= Given data =
— BEGIN —
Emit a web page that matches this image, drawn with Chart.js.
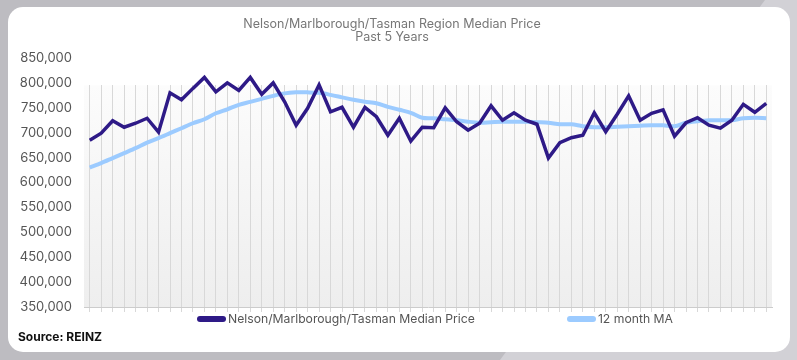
<!DOCTYPE html>
<html>
<head>
<meta charset="utf-8">
<script src="https://cdn.jsdelivr.net/npm/chart.js@4.4.1/dist/chart.umd.min.js"></script>
<style>
  html, body { margin: 0; padding: 0; }
  body { width: 797px; height: 360px; position: relative; overflow: hidden; background: #bdbcc1; font-family: Inter, "Open Sans", sans-serif; }
  .shade { position: absolute; inset: 0; background: #d2d1d6; clip-path: polygon(765px 0, 797px 0, 797px 360px, 500px 360px); }
  .card { position: absolute; left: 8px; top: 7px; width: 782px; height: 345px; background: #fff; border-radius: 15px; }
  .wrap { position: absolute; left: 0; top: 0; width: 797px; height: 360px; }
  .legend { position: absolute; left: 197px; top: 311px; display: flex; gap: 92px; font-size: 12.2px; color: #555; }
  .legend span { display: flex; align-items: center; }
  .legend i { display: inline-block; width: 29px; height: 6px; border-radius: 3px; margin-right: 2px; }
  .source { position: absolute; left: 18px; top: 329px; font-size: 12px; font-weight: 700; color: #111; }
</style>
</head>
<body>
<div class="shade"></div>
<div class="card"></div>
<div class="wrap"><canvas id="grafico"></canvas></div>
<div class="legend">
  <span><i style="background:#2e1a87"></i>Nelson/Marlborough/Tasman Median Price</span>
  <span><i style="background:#9ccbff"></i>12 month MA</span>
</div>
<div class="source">Source: REINZ</div>
<script>
// valores (mensal, 5 anos)
const mediana = [
  685, 699, 724, 711, 719, 729, 701, 780, 766, 789,
  811, 782, 800, 785, 811, 777, 800, 762, 715, 749,
  796, 742, 751, 711, 751, 732, 695, 729, 683, 711,
  710, 750, 722, 705, 719, 754, 725, 740, 725, 717,
  649, 680, 690, 695, 740, 702, 737, 774, 725, 739,
  746, 693, 720, 730, 715, 709, 725, 757, 741, 759
].map(v => v * 1000);

const mediaMovel = [
  630, 639, 649, 659, 669, 680, 689, 699, 709, 719,
  727, 739, 747, 756, 762, 768, 774, 779, 781, 781,
  780, 776, 771, 766, 762, 759, 752, 746, 740, 730,
  729, 727, 725, 722, 720, 721, 722, 722, 722, 721,
  720, 717, 717, 713, 711, 711, 712, 713, 714, 715,
  715, 713, 720, 723, 725, 725, 725, 729, 730, 729
].map(v => v * 1000);

const meses = mediana.map((_, i) => 'M' + (i + 1));

const yMin = 350000;
const yMax = 850000;
const yPasso = 50000;

// a grade e o fundo só começam um pouco abaixo do topo
const inicioGrade = 0.11;

// fundo degradê da área do gráfico
const fundoArea = {
  id: 'fundoArea',
  beforeDraw(chart) {
    const { ctx, chartArea: a } = chart;
    const topo = a.top + (a.bottom - a.top) * inicioGrade;
    const g = ctx.createLinearGradient(0, topo, 0, a.bottom);
    g.addColorStop(0, '#fcfcfc');
    g.addColorStop(1, '#eeeeee');
    ctx.save();
    ctx.fillStyle = g;
    ctx.fillRect(a.left, topo, a.right - a.left, a.bottom - topo);
    ctx.restore();
  }
};

function corGrade(c) {
  const a = c.chart.chartArea;
  if (!a) return '#d8d8d8';
  const g = c.chart.ctx.createLinearGradient(0, a.top, 0, a.bottom);
  g.addColorStop(0, 'rgba(216,216,216,0)');
  g.addColorStop(inicioGrade - 0.001, 'rgba(216,216,216,0)');
  g.addColorStop(inicioGrade, '#d8d8d8');
  g.addColorStop(1, '#d8d8d8');
  return g;
}

const ctx = document.getElementById('grafico').getContext('2d');
new Chart(ctx, {
  type: 'line',
  data: {
    labels: meses,
    datasets: [{
      label: 'Nelson/Marlborough/Tasman Median Price',
      data: mediana,
      borderColor: '#2e1a87',
      borderWidth: 3.5,
      pointRadius: 0,
      tension: 0,
      borderJoinStyle: 'miter'
    }, {
      label: '12 month MA',
      data: mediaMovel,
      borderColor: '#9ccbff',
      borderWidth: 4,
      pointRadius: 0,
      tension: 0.3
    }]
  },
  options: {
    responsive: true,
    maintainAspectRatio: false,
    animation: false,
    layout: { padding: { left: 12, right: 25, top: 0, bottom: 43 } },
    plugins: {
      legend: { display: false },
      tooltip: { enabled: false },
      title: {
        display: true,
        text: ['Nelson/Marlborough/Tasman Region Median Price', 'Past 5 Years'],
        color: '#777',
        font: { family: 'Inter', size: 12.5, weight: 'normal', lineHeight: 1.08 },
        padding: { top: 17, bottom: 14 }
      }
    },
    scales: {
      x: {
        offset: true,
        grid: { offset: false, color: corGrade, tickLength: 5, drawTicks: true },
        border: { display: true, color: '#cccccc' },
        ticks: { display: false },
        afterFit: s => { s.height = 10; }
      },
      y: {
        min: yMin,
        max: yMax,
        grid: { display: false, drawTicks: false },
        border: { display: false },
        ticks: {
          stepSize: yPasso,
          padding: 12,
          color: '#555',
          font: { family: 'Inter', size: 13 },
          callback: v => v.toLocaleString('en-US')
        },
        afterFit: s => { s.width = 72; }
      }
    }
  },
  plugins: [fundoArea]
});
</script>
</body>
</html>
— END —
= What the task asks =
Write out the full listing verbatim, excluding its pictures.

= Written solution =
Emit a web page that matches this image, drawn with Chart.js.
<!DOCTYPE html>
<html>
<head>
<meta charset="utf-8">
<script src="https://cdn.jsdelivr.net/npm/chart.js@4.4.1/dist/chart.umd.min.js"></script>
<style>
  html, body { margin: 0; padding: 0; }
  body { width: 797px; height: 360px; position: relative; overflow: hidden; background: #bdbcc1; font-family: Inter, "Open Sans", sans-serif; }
  .shade { position: absolute; inset: 0; background: #d2d1d6; clip-path: polygon(765px 0, 797px 0, 797px 360px, 500px 360px); }
  .card { position: absolute; left: 8px; top: 7px; width: 782px; height: 345px; background: #fff; border-radius: 15px; }
  .wrap { position: absolute; left: 0; top: 0; width: 797px; height: 360px; }
  .legend { position: absolute; left: 197px; top: 311px; display: flex; gap: 92px; font-size: 12.2px; color: #555; }
  .legend span { display: flex; align-items: center; }
  .legend i { display: inline-block; width: 29px; height: 6px; border-radius: 3px; margin-right: 2px; }
  .source { position: absolute; left: 18px; top: 329px; font-size: 12px; font-weight: 700; color: #111; }
</style>
</head>
<body>
<div class="shade"></div>
<div class="card"></div>
<div class="wrap"><canvas id="grafico"></canvas></div>
<div class="legend">
  <span><i style="background:#2e1a87"></i>Nelson/Marlborough/Tasman Median Price</span>
  <span><i style="background:#9ccbff"></i>12 month MA</span>
</div>
<div class="source">Source: REINZ</div>
<script>
// valores (mensal, 5 anos)
const mediana = [
  685, 699, 724, 711, 719, 729, 701, 780, 766, 789,
  811, 782, 800, 785, 811, 777, 800, 762, 715, 749,
  796, 742, 751, 711, 751, 732, 695, 729, 683, 711,
  710, 750, 722, 705, 719, 754, 725, 740, 725, 717,
  649, 680, 690, 695, 740, 702, 737, 774, 725, 739,
  746, 693, 720, 730, 715, 709, 725, 757, 741, 759
].map(v => v * 1000);

const mediaMovel = [
  630, 639, 649, 659, 669, 680, 689, 699, 709, 719,
  727, 739, 747, 756, 762, 768, 774, 779, 781, 781,
  780, 776, 771, 766, 762, 759, 752, 746, 740, 730,
  729, 727, 725, 722, 720, 721, 722, 722, 722, 721,
  720, 717, 717, 713, 711, 711, 712, 713, 714, 715,
  715, 713, 720, 723, 725, 725, 725, 729, 730, 729
].map(v => v * 1000);

const meses = mediana.map((_, i) => 'M' + (i + 1));

const yMin = 350000;
const yMax = 850000;
const yPasso = 50000;

// a grade e o fundo só começam um pouco abaixo do topo
const inicioGrade = 0.11;

// fundo degradê da área do gráfico
const fundoArea = {
  id: 'fundoArea',
  beforeDraw(chart) {
    const { ctx, chartArea: a } = chart;
    const topo = a.top + (a.bottom - a.top) * inicioGrade;
    const g = ctx.createLinearGradient(0, topo, 0, a.bottom);
    g.addColorStop(0, '#fcfcfc');
    g.addColorStop(1, '#eeeeee');
    ctx.save();
    ctx.fillStyle = g;
    ctx.fillRect(a.left, topo, a.right - a.left, a.bottom - topo);
    ctx.restore();
  }
};

function corGrade(c) {
  const a = c.chart.chartArea;
  if (!a) return '#d8d8d8';
  const g = c.chart.ctx.createLinearGradient(0, a.top, 0, a.bottom);
  g.addColorStop(0, 'rgba(216,216,216,0)');
  g.addColorStop(inicioGrade - 0.001, 'rgba(216,216,216,0)');
  g.addColorStop(inicioGrade, '#d8d8d8');
  g.addColorStop(1, '#d8d8d8');
  return g;
}

const ctx = document.getElementById('grafico').getContext('2d');
new Chart(ctx, {
  type: 'line',
  data: {
    labels: meses,
    datasets: [{
      label: 'Nelson/Marlborough/Tasman Median Price',
      data: mediana,
      borderColor: '#2e1a87',
      borderWidth: 3.5,
      pointRadius: 0,
      tension: 0,
      borderJoinStyle: 'miter'
    }, {
      label: '12 month MA',
      data: mediaMovel,
      borderColor: '#9ccbff',
      borderWidth: 4,
      pointRadius: 0,
      tension: 0.3
    }]
  },
  options: {
    responsive: true,
    maintainAspectRatio: false,
    animation: false,
    layout: { padding: { left: 12, right: 25, top: 0, bottom: 43 } },
    plugins: {
      legend: { display: false },
      tooltip: { enabled: false },
      title: {
        display: true,
        text: ['Nelson/Marlborough/Tasman Region Median Price', 'Past 5 Years'],
        color: '#777',
        font: { family: 'Inter', size: 12.5, weight: 'normal', lineHeight: 1.08 },
        padding: { top: 17, bottom: 14 }
      }
    },
    scales: {
      x: {
        offset: true,
        grid: { offset: false, color: corGrade, tickLength: 5, drawTicks: true },
        border: { display: true, color: '#cccccc' },
        ticks: { display: false },
        afterFit: s => { s.height = 10; }
      },
      y: {
        min: yMin,
        max: yMax,
        grid: { display: false, drawTicks: false },
        border: { display: false },
        ticks: {
          stepSize: yPasso,
          padding: 12,
          color: '#555',
          font: { family: 'Inter', size: 13 },
          callback: v => v.toLocaleString('en-US')
        },
        afterFit: s => { s.width = 72; }
      }
    }
  },
  plugins: [fundoArea]
});
</script>
</body>
</html>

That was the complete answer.